Data and recommender systems
In order to effectively deploy recommendations, you need data. Both implicit and explicit, this data is automatically ingested by the system, allowing it to identify which products to serve to each user in a recommendation widget. A recommendation engine can collect online behavioral data about every single user. Sites collect first-party data, while data from third-party sources, such as CRM or offline purchase data, can be onboarded. The more data available, the stronger your targeting strategy becomes.
Types of user data
Being able to access the following types of user data can help power smarter recommendations:
- Location data: The country, region, or city a user is located in
- Tech data: The type of device a user is accessing a site from, the browser-type they are using, their operating system, and more
- Demographic data: A user’s gender, age, marital status, etc.
- Behavioral data: Actions a user takes on-site, including clicks, add-to-carts, hovers, number of pages viewed, etc.
- Affinity-based data: The interests and preferences displayed by a user on-site
- Online and offline purchase data: The products a user purchased on-site or in-store
- Traffic source data: The source of traffic a user is visiting from, including direct traffic, paid traffic, social traffic, and referral traffic
- 3rd-party data: Information about a user from outside sources, onboarded through a DMP.
Access to this data helps marketers identify buyer personas and understand purchase habits, which can inform segmentation strategies. Other elements, like knowing a user’s traffic source or the device they are using when interacting with a brand, can inform targeting strategies.

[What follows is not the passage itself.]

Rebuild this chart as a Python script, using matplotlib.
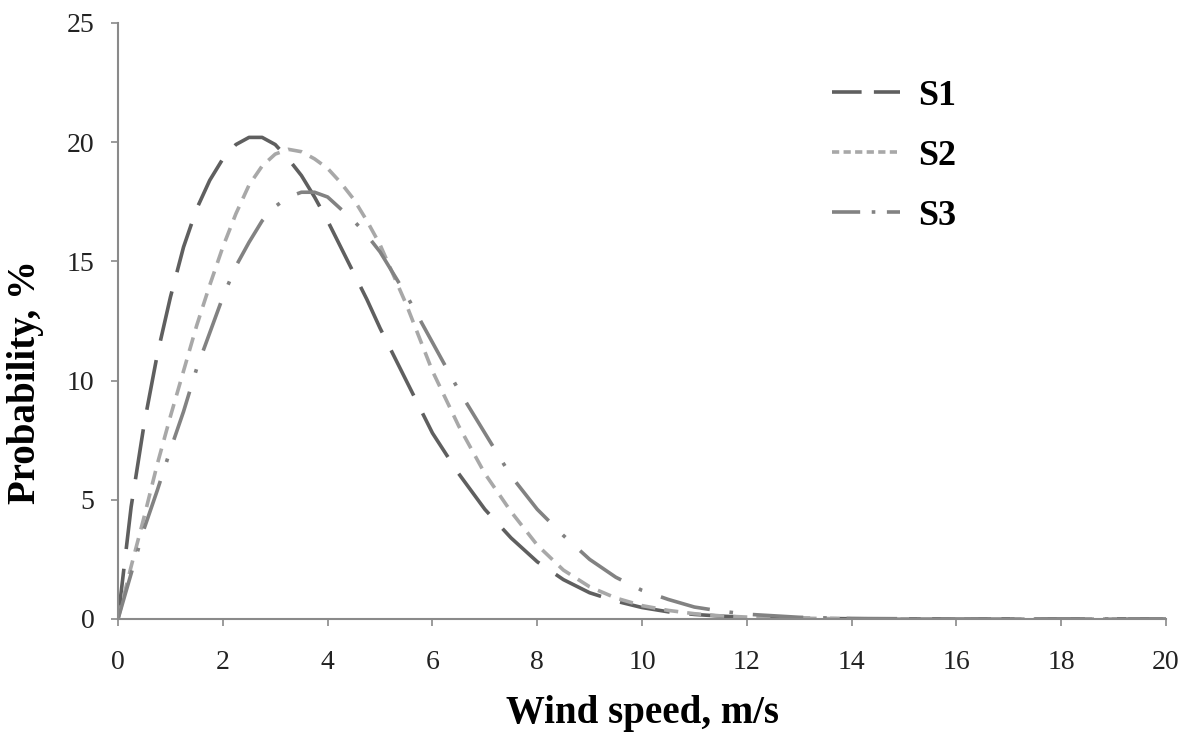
import matplotlib
matplotlib.use('Agg')
import matplotlib.pyplot as plt
from matplotlib.lines import Line2D

# wind speed grid, m/s
wind_speed = [0, 0.25, 0.5, 0.75, 1, 1.25, 1.5, 1.75, 2, 2.25, 2.5, 2.75, 3,
              3.25, 3.5, 3.75, 4, 4.25, 4.5, 4.75, 5,
              5.5, 6, 6.5, 7, 7.5, 8, 8.5, 9, 9.5, 10, 10.5, 11, 11.5, 12,
              13, 14, 15, 16, 17, 18, 19, 20]

# probability, %
s1 = [0, 4.7, 8.2, 11.1, 13.5, 15.6, 17.2, 18.4, 19.3, 19.9, 20.2, 20.2, 19.9,
      19.3, 18.6, 17.7, 16.7, 15.6, 14.5, 13.4, 12.2,
      10.0, 7.8, 6.1, 4.6, 3.4, 2.4, 1.65, 1.1, 0.75, 0.48, 0.3, 0.19, 0.12, 0.07,
      0.03, 0.01, 0, 0, 0, 0, 0, 0]
s2 = [0, 2.2, 4.3, 6.5, 8.5, 10.4, 12.3, 14.0, 15.6, 17.0, 18.2, 19.0, 19.5,
      19.7, 19.6, 19.3, 18.9, 18.3, 17.6, 16.7, 15.7,
      13.2, 10.4, 8.1, 6.1, 4.5, 3.1, 2.05, 1.35, 0.88, 0.56, 0.36, 0.22, 0.13, 0.08,
      0.03, 0.01, 0, 0, 0, 0, 0, 0]
s3 = [0, 1.9, 3.8, 5.4, 7.1, 8.7, 10.5, 12.0, 13.5, 14.8, 15.8, 16.7, 17.3,
      17.7, 17.9, 17.9, 17.7, 17.2, 16.7, 16.1, 15.4,
      13.6, 11.6, 9.6, 7.8, 6.0, 4.6, 3.5, 2.5, 1.75, 1.2, 0.82, 0.5, 0.33, 0.2,
      0.07, 0.02, 0.01, 0, 0, 0, 0, 0]

series_names = ['S1', 'S2', 'S3']
x_ticks = [0, 2, 4, 6, 8, 10, 12, 14, 16, 18, 20]
y_ticks = [0, 5, 10, 15, 20, 25]

plt.rcParams['font.family'] = ['Liberation Serif', 'DejaVu Serif']

fig = plt.figure(figsize=(11.85, 7.36), dpi=100)
ax = fig.add_axes([0.0996, 0.159, 0.8844, 0.8098])

lw = 2.6
colors = ['#5f5f5f', '#a8a8a8', '#828282']
styles = [(0, (14, 5.5)), (0, (3.9, 2.5)), (0, (14, 5.5, 1, 5.5))]
# legend swatches use shorter dashes, like the original
leg_styles = [(0, (8.2, 3.4)), (0, (2.0, 1.2)), (0, (7.8, 3.2, 1, 3.2))]

for ys, name, c, ls in zip([s1, s2, s3], series_names, colors, styles):
    ax.plot(wind_speed, ys, color=c, lw=lw, linestyle=ls, label=name)

ax.set_xlim(0, 20)
ax.set_ylim(0, 25)
ax.set_xticks(x_ticks)
ax.set_yticks(y_ticks)

for side in ['top', 'right']:
    ax.spines[side].set_visible(False)
for side in ['left', 'bottom']:
    ax.spines[side].set_color('#8a8a8a')
    ax.spines[side].set_linewidth(1.5)

ax.tick_params(axis='both', direction='out', length=5, width=1.2, color='#8a8a8a',
               labelsize=20, labelcolor='#222222')
ax.tick_params(axis='x', pad=17)
ax.tick_params(axis='y', pad=12)

ax.set_xlabel('Wind speed, m/s', fontsize=28, fontweight='bold', labelpad=15)
ax.set_ylabel('Probability, %', fontsize=28, fontweight='bold')
ax.yaxis.set_label_coords(-0.0706, 0.398)

handles = [Line2D([], [], color=c, lw=lw, linestyle=ls) for c, ls in zip(colors, leg_styles)]
leg = ax.legend(handles, series_names, loc='upper left', bbox_to_anchor=(0.681, 0.905),
                frameon=False, fontsize=26, handlelength=1.9, labelspacing=0.74,
                handletextpad=0.5, borderpad=0, borderaxespad=0)
for t in leg.get_texts():
    t.set_fontweight('bold')

fig.savefig('out.png', dpi=100, facecolor='white')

The more a user visits and interacts with your site, the more data becomes available. The system can then use this data to predict what users are most likely to purchase, make smarter segmentation decisions, and serve more relevant recommendations.
Visitor Type | Data Available |
First-time visitors | Only context (IP / geo, traffic source) |
2+ visits | Some usage data, some product-viewed data |
Repeat visitors | Purchase history, deeper usage data, user affinities |
Types of product data
Product data is also essential, as they give recommender systems the ability to put the right items in front of the right users. Product data feeds, which house a retailer’s entire product catalog, can be synced with recommender engines. Product feeds include basic information about the products available on a site, including, but not limited to:
- SKU
- Product name
- Product URL
- Price
- In-stock status
- Images
- Keywords
Marketers can customize product feeds, adding in more product data that can later be used for targeting, such as color, size, style, etc. The more product data is available, the stronger your contextual and personalized recommendation strategies become.
The power of product recommendations
Product recommendations are a great way to improve the overall user experience, guiding visitors through the discovery process while simultaneously generating more revenue for your organization. And with machine learning doing much of the heavy lifting, marketers can experiment with different strategies, segmentation practices, and widgets at scale, exposing more products to users than ever before to generate ROI and boost their companies’ bottom lines.